**Given instruction**
Can you transcribe every line exactly and leave the pictures behind?

::::

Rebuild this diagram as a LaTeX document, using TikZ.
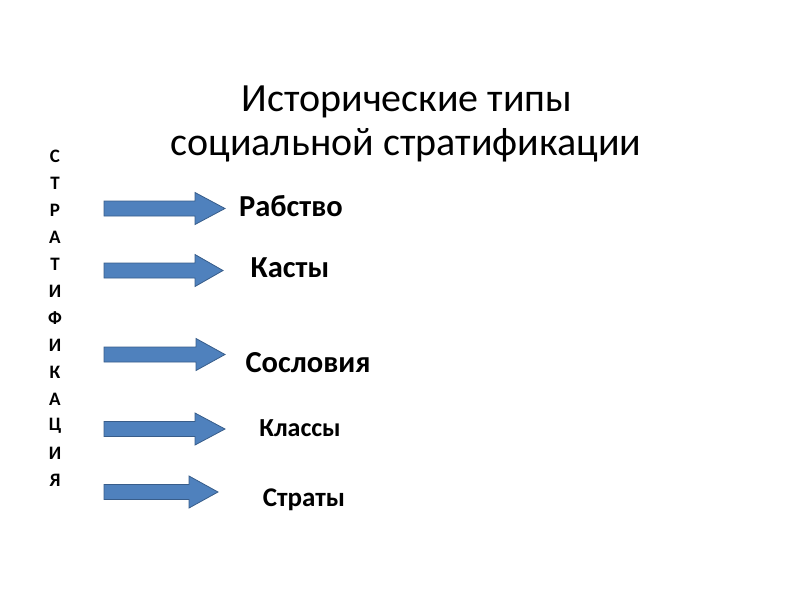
\documentclass[tikz,border=0pt]{standalone}
\usepackage{fontspec}
\setmainfont{Carlito}
\definecolor{arrowblue}{HTML}{4F81BD}
\definecolor{arrowedge}{HTML}{385D8A}
\tikzset{
  blockarrow/.style={fill=arrowblue, draw=arrowedge, line width=0.8pt, line join=miter},
  typelabel/.style={font=\bfseries, anchor=base, inner sep=0pt},
  titleline/.style={font=\fontsize{40}{44}\selectfont, anchor=base, inner sep=0pt}
}
\begin{document}
\begin{tikzpicture}[x=1pt, y=-1pt]
  \useasboundingbox (0,0) rectangle (800,600);
  \def\sh{7.5}
  \def\hh{16}
  \def\xs{104}
  % title
  \node[titleline] (titleA) at (407,111) {Исторические типы};
  \node[titleline] (titleB) at (406,155) {социальной стратификации};
  % vertical word
  \foreach \l [count=\i] in {С,Т,Р,А,Т,И,Ф,И,К,А,Ц,И,Я}
    \node[font=\bfseries\fontsize{19}{19}\selectfont, inner sep=0pt] (strat-\i) at (55,{156+27*(\i-1)}) {\l};
  % block arrows
  \foreach \y/\xh/\xt in {208.5/195/225, 270.5/195/223, 354.5/196/225, 429/195/225, 492/189/218}
    \draw[blockarrow] (\xs,\y-\sh) -- (\xh,\y-\sh) -- (\xh,\y-\hh) -- (\xt,\y)
      -- (\xh,\y+\hh) -- (\xh,\y+\sh) -- (\xs,\y+\sh) -- cycle;
  % types
  \node[typelabel, font=\bfseries\fontsize{30.5}{30.5}\selectfont] (slavery) at (291,216) {Рабство};
  \node[typelabel, font=\bfseries\fontsize{30.5}{30.5}\selectfont] (castes) at (290,277) {Касты};
  \node[typelabel, font=\bfseries\fontsize{30.5}{30.5}\selectfont] (estates) at (308,372) {Сословия};
  \node[typelabel, font=\bfseries\fontsize{26}{26}\selectfont] (classes) at (300,436) {Классы};
  \node[typelabel, font=\bfseries\fontsize{27}{27}\selectfont] (strata) at (304,506) {Страты};
\end{tikzpicture}
\end{document}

::::

**Response**
Rebuild this diagram as a LaTeX document, using TikZ.
\documentclass[tikz,border=0pt]{standalone}
\usepackage{fontspec}
\setmainfont{Carlito}
\definecolor{arrowblue}{HTML}{4F81BD}
\definecolor{arrowedge}{HTML}{385D8A}
\tikzset{
  blockarrow/.style={fill=arrowblue, draw=arrowedge, line width=0.8pt, line join=miter},
  typelabel/.style={font=\bfseries, anchor=base, inner sep=0pt},
  titleline/.style={font=\fontsize{40}{44}\selectfont, anchor=base, inner sep=0pt}
}
\begin{document}
\begin{tikzpicture}[x=1pt, y=-1pt]
  \useasboundingbox (0,0) rectangle (800,600);
  \def\sh{7.5}
  \def\hh{16}
  \def\xs{104}
  % title
  \node[titleline] (titleA) at (407,111) {Исторические типы};
  \node[titleline] (titleB) at (406,155) {социальной стратификации};
  % vertical word
  \foreach \l [count=\i] in {С,Т,Р,А,Т,И,Ф,И,К,А,Ц,И,Я}
    \node[font=\bfseries\fontsize{19}{19}\selectfont, inner sep=0pt] (strat-\i) at (55,{156+27*(\i-1)}) {\l};
  % block arrows
  \foreach \y/\xh/\xt in {208.5/195/225, 270.5/195/223, 354.5/196/225, 429/195/225, 492/189/218}
    \draw[blockarrow] (\xs,\y-\sh) -- (\xh,\y-\sh) -- (\xh,\y-\hh) -- (\xt,\y)
      -- (\xh,\y+\hh) -- (\xh,\y+\sh) -- (\xs,\y+\sh) -- cycle;
  % types
  \node[typelabel, font=\bfseries\fontsize{30.5}{30.5}\selectfont] (slavery) at (291,216) {Рабство};
  \node[typelabel, font=\bfseries\fontsize{30.5}{30.5}\selectfont] (castes) at (290,277) {Касты};
  \node[typelabel, font=\bfseries\fontsize{30.5}{30.5}\selectfont] (estates) at (308,372) {Сословия};
  \node[typelabel, font=\bfseries\fontsize{26}{26}\selectfont] (classes) at (300,436) {Классы};
  \node[typelabel, font=\bfseries\fontsize{27}{27}\selectfont] (strata) at (304,506) {Страты};
\end{tikzpicture}
\end{document}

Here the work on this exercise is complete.